> WRITTEN INSTRUCTION: Skip every picture and transcribe the remaining material exactly.

## start SUPPLIED INFORMATION

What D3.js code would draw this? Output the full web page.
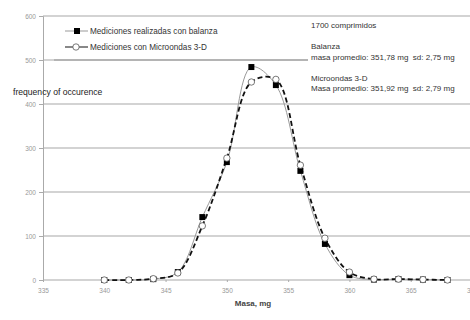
<!DOCTYPE html>
<html>
<head>
<meta charset="utf-8">
<script src="https://cdn.jsdelivr.net/npm/d3@7"></script>
<style>
  body { margin: 0; background: #fff; }
  text { font-family: "Liberation Sans", Arial, sans-serif; white-space: pre; }
</style>
</head>
<body>
<div id="chart"></div>
<script>
// data
var masa = [340, 342, 344, 346, 348, 350, 352, 354, 356, 358, 360, 362, 364, 366, 368];
var balanza = [0, 0, 2, 18, 143, 268, 484, 443, 248, 82, 11, 1, 2, 1, 0];
var microondas = [0, 0, 3, 16, 123, 277, 450, 456, 261, 95, 18, 2, 2, 1, 0];
var xTicks = [335, 340, 345, 350, 355, 360, 365, 370];
var yTicks = [0, 100, 200, 300, 400, 500, 600];
var infoLines = ["1700 comprimidos", "", "Balanza", "masa promedio: 351,78 mg  sd: 2,75 mg", "",
  "Microondas 3-D", "Masa promedio: 351,92 mg  sd: 2,79 mg"];

var width = 470, height = 320;

var svg = d3.select("#chart").append("svg")
    .attr("width", width)
    .attr("height", height);

var x = d3.scaleLinear().domain([335, 370]).range([43, 472]);
var y = d3.scaleLinear().domain([0, 600]).range([280, 16]);

//grid lines
svg.selectAll(".grid")
    .data(yTicks)
    .enter().append("line")
    .attr("x1", x(335)).attr("x2", width)
    .attr("y1", d => y(d)).attr("y2", d => y(d))
    .attr("stroke", "#c4c4c4")
    .attr("stroke-width", 1.3);

//white box behind the info text
svg.append("rect")
    .attr("x", 308).attr("y", y(600) + 1)
    .attr("width", width - 308).attr("height", y(400) - y(600) - 3)
    .attr("fill", "#fff");

//legend box bottom edge sits on the 500 line
svg.append("line")
    .attr("x1", 54).attr("x2", 308)
    .attr("y1", y(500)).attr("y2", y(500))
    .attr("stroke", "#b4b4b4")
    .attr("stroke-width", 2.2);

//axes
var yAxis = svg.append("g")
    .attr("transform", "translate(" + x(335) + ",0)")
    .call(d3.axisLeft(y).tickValues(yTicks).tickSize(4).tickPadding(3));
yAxis.select(".domain").attr("stroke", "#aaa");
yAxis.selectAll("line").attr("stroke", "#aaa");
yAxis.selectAll("text").attr("fill", "#999").style("font-size", "6.5px");

var xAxis = svg.append("g")
    .attr("transform", "translate(0," + y(0) + ")")
    .call(d3.axisBottom(x).tickValues(xTicks).tickSize(2).tickPadding(6));
xAxis.select(".domain").remove();
xAxis.selectAll("line").attr("stroke", "#aaa");
xAxis.selectAll("text").attr("fill", "#999").style("font-size", "6.5px");

//axis titles
svg.append("text")
    .attr("x", 253).attr("y", 306)
    .attr("text-anchor", "middle")
    .style("font-size", "8px")
    .style("font-weight", "bold")
    .attr("fill", "#444")
    .text("Masa, mg");

svg.append("text")
    .attr("x", 13).attr("y", 95)
    .style("font-size", "8.6px")
    .attr("fill", "#222")
    .text("frequency of occurence");

//lines
var lineB = d3.line()
    .x((d, i) => x(masa[i]))
    .y(d => y(d))
    .curve(d3.curveCatmullRom.alpha(0.5));

svg.append("path")
    .datum(balanza)
    .attr("d", lineB)
    .attr("fill", "none")
    .attr("stroke", "#999")
    .attr("stroke-width", 1);

svg.append("path")
    .datum(microondas)
    .attr("d", lineB)
    .attr("fill", "none")
    .attr("stroke", "#111")
    .attr("stroke-width", 1.8)
    .attr("stroke-dasharray", "5,3");

//markers
svg.selectAll(".sq")
    .data(balanza)
    .enter().append("rect")
    .attr("x", (d, i) => x(masa[i]) - 3)
    .attr("y", d => y(d) - 3)
    .attr("width", 6).attr("height", 6)
    .attr("fill", "#000");

svg.selectAll(".ci")
    .data(microondas)
    .enter().append("circle")
    .attr("cx", (d, i) => x(masa[i]))
    .attr("cy", d => y(d))
    .attr("r", 3.2)
    .attr("fill", "#fff")
    .attr("stroke", "#555")
    .attr("stroke-width", 0.8);

//legend
var legend = [
    { label: "Mediciones realizadas con balanza", shape: "square", y: 31 },
    { label: "Mediciones con Microondas 3-D", shape: "circle", y: 47 }
];
legend.forEach(l => {
    svg.append("line")
        .attr("x1", 65).attr("x2", 88)
        .attr("y1", l.y).attr("y2", l.y)
        .attr("stroke", l.shape == "square" ? "#999" : "#555")
        .attr("stroke-width", l.shape == "square" ? 1 : 1.4);
    if (l.shape == "square") {
        svg.append("rect")
            .attr("x", 74).attr("y", l.y - 3)
            .attr("width", 6).attr("height", 6)
            .attr("fill", "#000");
    } else {
        svg.append("circle")
            .attr("cx", 76).attr("cy", l.y).attr("r", 3.2)
            .attr("fill", "#fff").attr("stroke", "#555").attr("stroke-width", 0.8);
    }
    svg.append("text")
        .attr("x", 90).attr("y", l.y + 3)
        .style("font-size", "8.2px")
        .attr("fill", "#333")
        .text(l.label);
});

//info text at the right
svg.selectAll(".info")
    .data(infoLines)
    .enter().append("text")
    .attr("x", 311)
    .attr("y", (d, i) => 28 + i * 10.5)
    .style("font-size", "8px")
    .attr("fill", "#333")
    .text(d => d);
</script>
</body>
</html>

## end SUPPLIED INFORMATION

> ANSWER TO THIS EXERCISE:
What D3.js code would draw this? Output the full web page.
<!DOCTYPE html>
<html>
<head>
<meta charset="utf-8">
<script src="https://cdn.jsdelivr.net/npm/d3@7"></script>
<style>
  body { margin: 0; background: #fff; }
  text { font-family: "Liberation Sans", Arial, sans-serif; white-space: pre; }
</style>
</head>
<body>
<div id="chart"></div>
<script>
// data
var masa = [340, 342, 344, 346, 348, 350, 352, 354, 356, 358, 360, 362, 364, 366, 368];
var balanza = [0, 0, 2, 18, 143, 268, 484, 443, 248, 82, 11, 1, 2, 1, 0];
var microondas = [0, 0, 3, 16, 123, 277, 450, 456, 261, 95, 18, 2, 2, 1, 0];
var xTicks = [335, 340, 345, 350, 355, 360, 365, 370];
var yTicks = [0, 100, 200, 300, 400, 500, 600];
var infoLines = ["1700 comprimidos", "", "Balanza", "masa promedio: 351,78 mg  sd: 2,75 mg", "",
  "Microondas 3-D", "Masa promedio: 351,92 mg  sd: 2,79 mg"];

var width = 470, height = 320;

var svg = d3.select("#chart").append("svg")
    .attr("width", width)
    .attr("height", height);

var x = d3.scaleLinear().domain([335, 370]).range([43, 472]);
var y = d3.scaleLinear().domain([0, 600]).range([280, 16]);

//grid lines
svg.selectAll(".grid")
    .data(yTicks)
    .enter().append("line")
    .attr("x1", x(335)).attr("x2", width)
    .attr("y1", d => y(d)).attr("y2", d => y(d))
    .attr("stroke", "#c4c4c4")
    .attr("stroke-width", 1.3);

//white box behind the info text
svg.append("rect")
    .attr("x", 308).attr("y", y(600) + 1)
    .attr("width", width - 308).attr("height", y(400) - y(600) - 3)
    .attr("fill", "#fff");

//legend box bottom edge sits on the 500 line
svg.append("line")
    .attr("x1", 54).attr("x2", 308)
    .attr("y1", y(500)).attr("y2", y(500))
    .attr("stroke", "#b4b4b4")
    .attr("stroke-width", 2.2);

//axes
var yAxis = svg.append("g")
    .attr("transform", "translate(" + x(335) + ",0)")
    .call(d3.axisLeft(y).tickValues(yTicks).tickSize(4).tickPadding(3));
yAxis.select(".domain").attr("stroke", "#aaa");
yAxis.selectAll("line").attr("stroke", "#aaa");
yAxis.selectAll("text").attr("fill", "#999").style("font-size", "6.5px");

var xAxis = svg.append("g")
    .attr("transform", "translate(0," + y(0) + ")")
    .call(d3.axisBottom(x).tickValues(xTicks).tickSize(2).tickPadding(6));
xAxis.select(".domain").remove();
xAxis.selectAll("line").attr("stroke", "#aaa");
xAxis.selectAll("text").attr("fill", "#999").style("font-size", "6.5px");

//axis titles
svg.append("text")
    .attr("x", 253).attr("y", 306)
    .attr("text-anchor", "middle")
    .style("font-size", "8px")
    .style("font-weight", "bold")
    .attr("fill", "#444")
    .text("Masa, mg");

svg.append("text")
    .attr("x", 13).attr("y", 95)
    .style("font-size", "8.6px")
    .attr("fill", "#222")
    .text("frequency of occurence");

//lines
var lineB = d3.line()
    .x((d, i) => x(masa[i]))
    .y(d => y(d))
    .curve(d3.curveCatmullRom.alpha(0.5));

svg.append("path")
    .datum(balanza)
    .attr("d", lineB)
    .attr("fill", "none")
    .attr("stroke", "#999")
    .attr("stroke-width", 1);

svg.append("path")
    .datum(microondas)
    .attr("d", lineB)
    .attr("fill", "none")
    .attr("stroke", "#111")
    .attr("stroke-width", 1.8)
    .attr("stroke-dasharray", "5,3");

//markers
svg.selectAll(".sq")
    .data(balanza)
    .enter().append("rect")
    .attr("x", (d, i) => x(masa[i]) - 3)
    .attr("y", d => y(d) - 3)
    .attr("width", 6).attr("height", 6)
    .attr("fill", "#000");

svg.selectAll(".ci")
    .data(microondas)
    .enter().append("circle")
    .attr("cx", (d, i) => x(masa[i]))
    .attr("cy", d => y(d))
    .attr("r", 3.2)
    .attr("fill", "#fff")
    .attr("stroke", "#555")
    .attr("stroke-width", 0.8);

//legend
var legend = [
    { label: "Mediciones realizadas con balanza", shape: "square", y: 31 },
    { label: "Mediciones con Microondas 3-D", shape: "circle", y: 47 }
];
legend.forEach(l => {
    svg.append("line")
        .attr("x1", 65).attr("x2", 88)
        .attr("y1", l.y).attr("y2", l.y)
        .attr("stroke", l.shape == "square" ? "#999" : "#555")
        .attr("stroke-width", l.shape == "square" ? 1 : 1.4);
    if (l.shape == "square") {
        svg.append("rect")
            .attr("x", 74).attr("y", l.y - 3)
            .attr("width", 6).attr("height", 6)
            .attr("fill", "#000");
    } else {
        svg.append("circle")
            .attr("cx", 76).attr("cy", l.y).attr("r", 3.2)
            .attr("fill", "#fff").attr("stroke", "#555").attr("stroke-width", 0.8);
    }
    svg.append("text")
        .attr("x", 90).attr("y", l.y + 3)
        .style("font-size", "8.2px")
        .attr("fill", "#333")
        .text(l.label);
});

//info text at the right
svg.selectAll(".info")
    .data(infoLines)
    .enter().append("text")
    .attr("x", 311)
    .attr("y", (d, i) => 28 + i * 10.5)
    .style("font-size", "8px")
    .attr("fill", "#333")
    .text(d => d);
</script>
</body>
</html>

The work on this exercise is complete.